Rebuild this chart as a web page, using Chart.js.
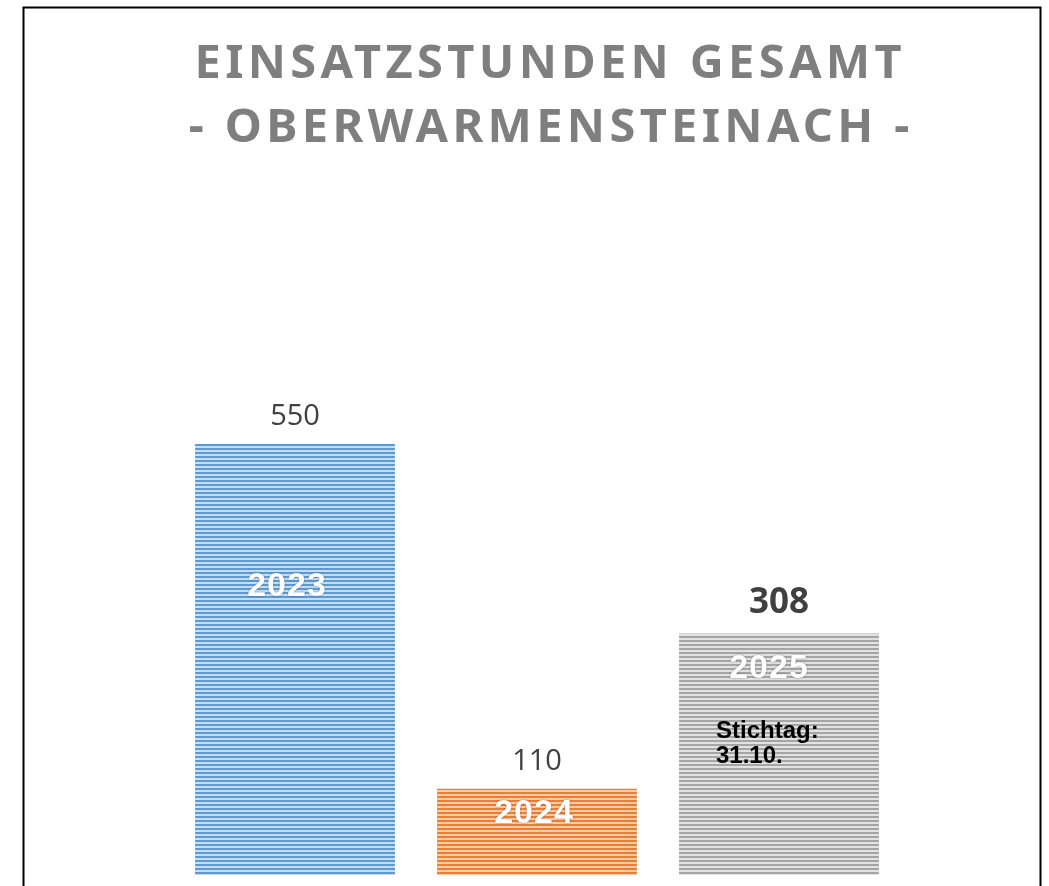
<!DOCTYPE html>
<html>
<head>
<meta charset="utf-8">
<script src="https://cdn.jsdelivr.net/npm/chart.js@4"></script>
<style>
    html, body { margin: 0; padding: 0; background: #fff; }
    #wrap { position: relative; width: 1049px; height: 886px; }
</style>
</head>
<body>
<div id="wrap"><canvas id="chart" width="1049" height="886"></canvas></div>
<script>
// Data
const categories = ["2023", "2024", "2025"];
const hours = [550, 110, 308];
const titleLines = ["EINSATZSTUNDEN GESAMT", "- OBERWARMENSTEINACH -"];
const noteLines = ["Stichtag:", "31.10."];

// Colours (dark stripe / light stripe)
const barColors = [["#5B9BD5", "#C8DCF0"], ["#ED7D31", "#F8CBAA"], ["#A5A5A5", "#E2E2E2"]];

// Label offsets relative to each bar (x from bar centre, y from bar top)
const yearOffsets = [[-9, 152], [-4, 34], [-11, 44]];

let makeStripes = (dark, light) => {
    let c = document.createElement("canvas");
    c.width = 1;
    c.height = 4;
    let g = c.getContext("2d");
    g.fillStyle = light;
    g.fillRect(0, 0, 1, 4);
    g.fillStyle = dark;
    g.fillRect(0, 0, 1, 2);
    return g.createPattern(c, "repeat");
};

let ctx0 = document.getElementById("chart").getContext("2d");
let patterns = barColors.map(c => makeStripes(c[0], c[1]));

// Title, frame and labels
const decorPlugin = {
    id: "decor",
    beforeDraw(chart) {
        let ctx = chart.ctx;
        ctx.save();
        ctx.fillStyle = "#fff";
        ctx.fillRect(0, 0, chart.width, chart.height);
        ctx.restore();
    },
    afterDatasetsDraw(chart) {
        let ctx = chart.ctx,
            meta = chart.getDatasetMeta(0);
        ctx.save();
        // frame
        ctx.strokeStyle = "#000";
        ctx.lineWidth = 2;
        ctx.strokeRect(23.5, 7.5, 1017, 900);
        // title
        ctx.fillStyle = "#7F7F7F";
        ctx.textAlign = "center";
        ctx.textBaseline = "alphabetic";
        ctx.font = "bold 47px 'Noto Sans'";
        ctx.letterSpacing = "0px";
        let w = ctx.measureText(titleLines[0]).width;
        let spacing = (707 - w) / (titleLines[0].length - 1);
        ctx.letterSpacing = spacing + "px";
        ctx.fillText(titleLines[0], 548 + spacing / 2, 78);
        ctx.fillText(titleLines[1], 549 + spacing / 2, 142);
        ctx.letterSpacing = "0px";
        // value labels
        meta.data.forEach((bar, i) => {
            ctx.fillStyle = "#404040";
            if (i == 2) {
                ctx.font = "bold 35px 'Open Sans'";
                ctx.fillText(hours[i], bar.x, bar.y - 21);
            } else {
                ctx.font = "29px 'Open Sans'";
                ctx.fillText(hours[i], bar.x, bar.y - 19);
            }
            // year inside bar
            ctx.font = "bold 34px 'Liberation Sans'";
            ctx.letterSpacing = "1px";
            ctx.shadowColor = "rgba(0,0,0,0.4)";
            ctx.shadowBlur = 2;
            ctx.fillStyle = "#fff";
            ctx.fillText(categories[i], bar.x + yearOffsets[i][0] + 1, bar.y + yearOffsets[i][1]);
            ctx.shadowColor = "transparent";
            ctx.shadowBlur = 0;
            ctx.letterSpacing = "0px";
        });
        // note inside last bar
        let last = meta.data[2];
        ctx.fillStyle = "#000";
        ctx.textAlign = "left";
        ctx.font = "bold 24px 'Liberation Sans'";
        ctx.fillText(noteLines[0], last.x - 63, last.y + 104);
        ctx.fillText(noteLines[1], last.x - 63, last.y + 129);
        ctx.restore();
    }
};

new Chart(ctx0, {
    type: "bar",
    data: {
        labels: categories,
        datasets: [{
            data: hours,
            backgroundColor: patterns,
            borderWidth: 0,
            barPercentage: 0.826,
            categoryPercentage: 1
        }]
    },
    options: {
        responsive: false,
        animation: false,
        layout: { padding: { left: 174, right: 149, top: 201, bottom: 11 } },
        plugins: {
            legend: { display: false },
            tooltip: { enabled: false },
            title: { display: false }
        },
        scales: {
            x: { display: false },
            y: { display: false, min: 0, max: 860 }
        }
    },
    plugins: [decorPlugin]
});
</script>
</body>
</html>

********************

• [AIM] Do not copy the pictures, but repeat every line exactly.

• [RESULT FOR THIS EXERCISE]
Rebuild this chart as a web page, using Chart.js.
<!DOCTYPE html>
<html>
<head>
<meta charset="utf-8">
<script src="https://cdn.jsdelivr.net/npm/chart.js@4"></script>
<style>
    html, body { margin: 0; padding: 0; background: #fff; }
    #wrap { position: relative; width: 1049px; height: 886px; }
</style>
</head>
<body>
<div id="wrap"><canvas id="chart" width="1049" height="886"></canvas></div>
<script>
// Data
const categories = ["2023", "2024", "2025"];
const hours = [550, 110, 308];
const titleLines = ["EINSATZSTUNDEN GESAMT", "- OBERWARMENSTEINACH -"];
const noteLines = ["Stichtag:", "31.10."];

// Colours (dark stripe / light stripe)
const barColors = [["#5B9BD5", "#C8DCF0"], ["#ED7D31", "#F8CBAA"], ["#A5A5A5", "#E2E2E2"]];

// Label offsets relative to each bar (x from bar centre, y from bar top)
const yearOffsets = [[-9, 152], [-4, 34], [-11, 44]];

let makeStripes = (dark, light) => {
    let c = document.createElement("canvas");
    c.width = 1;
    c.height = 4;
    let g = c.getContext("2d");
    g.fillStyle = light;
    g.fillRect(0, 0, 1, 4);
    g.fillStyle = dark;
    g.fillRect(0, 0, 1, 2);
    return g.createPattern(c, "repeat");
};

let ctx0 = document.getElementById("chart").getContext("2d");
let patterns = barColors.map(c => makeStripes(c[0], c[1]));

// Title, frame and labels
const decorPlugin = {
    id: "decor",
    beforeDraw(chart) {
        let ctx = chart.ctx;
        ctx.save();
        ctx.fillStyle = "#fff";
        ctx.fillRect(0, 0, chart.width, chart.height);
        ctx.restore();
    },
    afterDatasetsDraw(chart) {
        let ctx = chart.ctx,
            meta = chart.getDatasetMeta(0);
        ctx.save();
        // frame
        ctx.strokeStyle = "#000";
        ctx.lineWidth = 2;
        ctx.strokeRect(23.5, 7.5, 1017, 900);
        // title
        ctx.fillStyle = "#7F7F7F";
        ctx.textAlign = "center";
        ctx.textBaseline = "alphabetic";
        ctx.font = "bold 47px 'Noto Sans'";
        ctx.letterSpacing = "0px";
        let w = ctx.measureText(titleLines[0]).width;
        let spacing = (707 - w) / (titleLines[0].length - 1);
        ctx.letterSpacing = spacing + "px";
        ctx.fillText(titleLines[0], 548 + spacing / 2, 78);
        ctx.fillText(titleLines[1], 549 + spacing / 2, 142);
        ctx.letterSpacing = "0px";
        // value labels
        meta.data.forEach((bar, i) => {
            ctx.fillStyle = "#404040";
            if (i == 2) {
                ctx.font = "bold 35px 'Open Sans'";
                ctx.fillText(hours[i], bar.x, bar.y - 21);
            } else {
                ctx.font = "29px 'Open Sans'";
                ctx.fillText(hours[i], bar.x, bar.y - 19);
            }
            // year inside bar
            ctx.font = "bold 34px 'Liberation Sans'";
            ctx.letterSpacing = "1px";
            ctx.shadowColor = "rgba(0,0,0,0.4)";
            ctx.shadowBlur = 2;
            ctx.fillStyle = "#fff";
            ctx.fillText(categories[i], bar.x + yearOffsets[i][0] + 1, bar.y + yearOffsets[i][1]);
            ctx.shadowColor = "transparent";
            ctx.shadowBlur = 0;
            ctx.letterSpacing = "0px";
        });
        // note inside last bar
        let last = meta.data[2];
        ctx.fillStyle = "#000";
        ctx.textAlign = "left";
        ctx.font = "bold 24px 'Liberation Sans'";
        ctx.fillText(noteLines[0], last.x - 63, last.y + 104);
        ctx.fillText(noteLines[1], last.x - 63, last.y + 129);
        ctx.restore();
    }
};

new Chart(ctx0, {
    type: "bar",
    data: {
        labels: categories,
        datasets: [{
            data: hours,
            backgroundColor: patterns,
            borderWidth: 0,
            barPercentage: 0.826,
            categoryPercentage: 1
        }]
    },
    options: {
        responsive: false,
        animation: false,
        layout: { padding: { left: 174, right: 149, top: 201, bottom: 11 } },
        plugins: {
            legend: { display: false },
            tooltip: { enabled: false },
            title: { display: false }
        },
        scales: {
            x: { display: false },
            y: { display: false, min: 0, max: 860 }
        }
    },
    plugins: [decorPlugin]
});
</script>
</body>
</html>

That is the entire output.